Nikki A.S.H (Almost Super Hero) memenangi partai MITB cewek dalam sirkumtansi yang bener-bener cocok dideskripsikan sebagai ‘tak-terduga’. Bukan saja karena gimmicknya yang sekarang ternyata lebih dianggap serius ketimbang gimmick ‘cewek edan’ dia yang dulu, tapi juga karena kemenangan Nikki – cara match ini berakhir – terasa sangat berbeda sekali. People surely will be divided by this. Kalian bakal either suka, atau enggak. Kemenangan Nikki terasa kayak playful take dari skenario yang mungkin pernah kita ucapkan saat nonton drama MITB. You know, sekali dua kali mungkin kalian pernah ‘capek’ juga ngeliat superstar ngambil koper kelamaan dan sibuk ganti-gantian manjat, sehingga kalian bilang “Langsung ambil aja kek”. Kemenangan Nikki terasa kayak seperti itu. Hebatnya, in the end, momen itu tetep terasa spesial. Karena keseluruhan match-nya sendiri memang enggak keren-keren amat. In fact, partai MITB cewek ini tampak lebih soft. Impact dari aksi-aksinya banyak yang ditolong oleh cut camera. Ironisnya, WWE mungkin gak mau ngambil resiko lebih banyak terhadap superstar cewek dalam waktu Bayley cedera cukup lama ini.
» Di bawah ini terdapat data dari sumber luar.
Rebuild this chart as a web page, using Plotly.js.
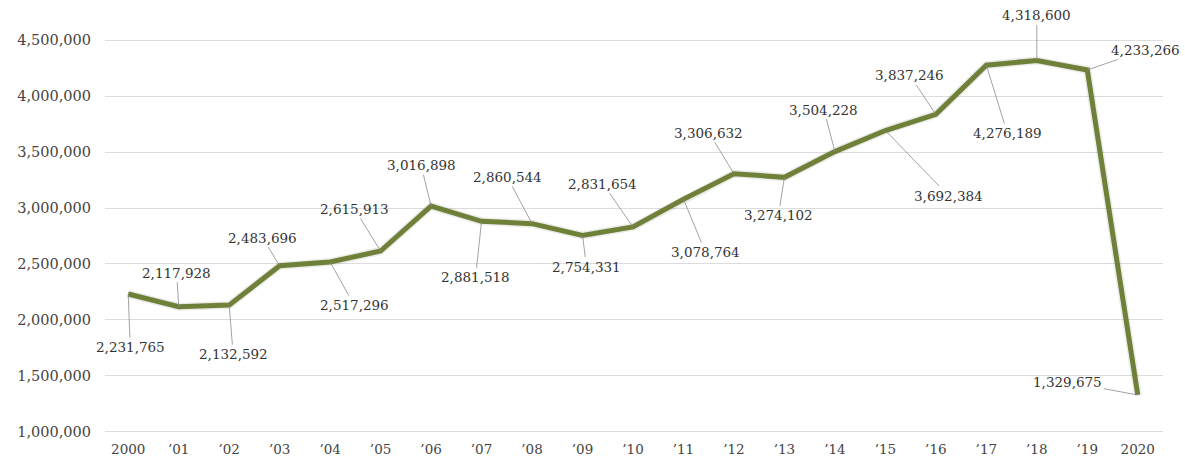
<!DOCTYPE html>
<html>
<head>
<meta charset="utf-8">
<script src="https://cdn.plot.ly/plotly-3.0.1.min.js"></script>
<style>
  html, body { margin: 0; padding: 0; background: #fff; }
  #chart { width: 1185px; height: 461px; }
</style>
</head>
<body>
<div id="chart"></div>
<script>
// Annual visitor totals, 2000–2020
const yearLabels = ["2000", "’01", "’02", "’03", "’04", "’05", "’06", "’07", "’08", "’09", "’10",
                    "’11", "’12", "’13", "’14", "’15", "’16", "’17", "’18", "’19", "2020"];
const visitors = [2231765, 2117928, 2132592, 2483696, 2517296, 2615913, 3016898, 2881518, 2860544, 2754331, 2831654,
                  3078764, 3306632, 3274102, 3504228, 3692384, 3837246, 4276189, 4318600, 4233266, 1329675];
const yTicks = [1000000, 1500000, 2000000, 2500000, 3000000, 3500000, 4000000, 4500000];

// Pixel offset of each callout label from its point (leader line runs between them)
const calloutOffsets = [
  [2, 53], [-2, -34], [4, 49], [-17, -28], [24, 43], [-26, -42], [-10, -41], [-6, 56], [-25, -47], [4, 31], [-30, -43],
  [22, 53], [-25, -41], [-6, 38], [-11, -42], [63, 65], [-26, -39], [21, 68], [0, -45], [58, -20], [-70, -13]
];

const fmt = v => v.toLocaleString("en-US");
const serif = "DejaVu Serif, Liberation Serif, serif";

// Category positions are addressed by index so that "2000"/"2020" are not read as numbers
const annotations = visitors.map((v, i) => ({
  x: i, y: v, xref: "x", yref: "y",
  text: fmt(v),
  showarrow: true, arrowhead: 0, arrowwidth: 0.8, arrowcolor: "#8a8a8a",
  standoff: 0, startstandoff: 0, borderpad: 1,
  ax: calloutOffsets[i][0], ay: calloutOffsets[i][1],
  font: { family: serif, size: 13.5, color: "#333" }
}));

const shadow = {
  x: yearLabels, y: visitors, type: "scatter", mode: "lines",
  line: { color: "rgba(60,60,40,0.10)", width: 8 },
  hoverinfo: "skip", showlegend: false
};
const series = {
  x: yearLabels, y: visitors, type: "scatter", mode: "lines",
  line: { color: "#6f8038", width: 5 },
  hoverinfo: "skip", showlegend: false
};

const layout = {
  width: 1185, height: 461,
  margin: { l: 105, r: 22, t: 39, b: 28 },
  paper_bgcolor: "#fff", plot_bgcolor: "#fff",
  showlegend: false,
  xaxis: {
    type: "category", range: [-0.46, 20.5],
    tickvals: yearLabels, ticktext: yearLabels,
    showgrid: false, zeroline: false, showline: false, ticks: "",
    ticklabelstandoff: 6,
    tickfont: { family: serif, size: 13.5, color: "#444" }
  },
  yaxis: {
    range: [990000, 4510000],
    tickvals: yTicks, ticktext: yTicks.map(fmt),
    showgrid: true, gridcolor: "#dcdcdc", gridwidth: 1,
    zeroline: false, showline: false, ticks: "", ticklen: 0,
    ticklabelstandoff: 13,
    tickfont: { family: serif, size: 14.5, color: "#444" }
  },
  annotations: annotations
};

Plotly.newPlot("chart", [shadow, series], layout, { staticPlot: true, displayModeBar: false });
</script>
</body>
</html>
Tapi dalam cahaya yang lebih positif, aku percaya dalam partai pembuka show ini – yang juga berarti partai pembuka dari acara yang akhirnya bisa ditonton langsung oleh fans ini – WWE pengen ngepush karakter ketimbang aksi. Makanya kita lihat Liv Morgan dan Alexa Bliss, yang sama-sama fans favorite, diberikan kesempatan bersinar dengan character-work mereka. Begitu juga dengan Tamina dan Natalya yang perlu untuk membangun kharisma sebagai juara tag-team.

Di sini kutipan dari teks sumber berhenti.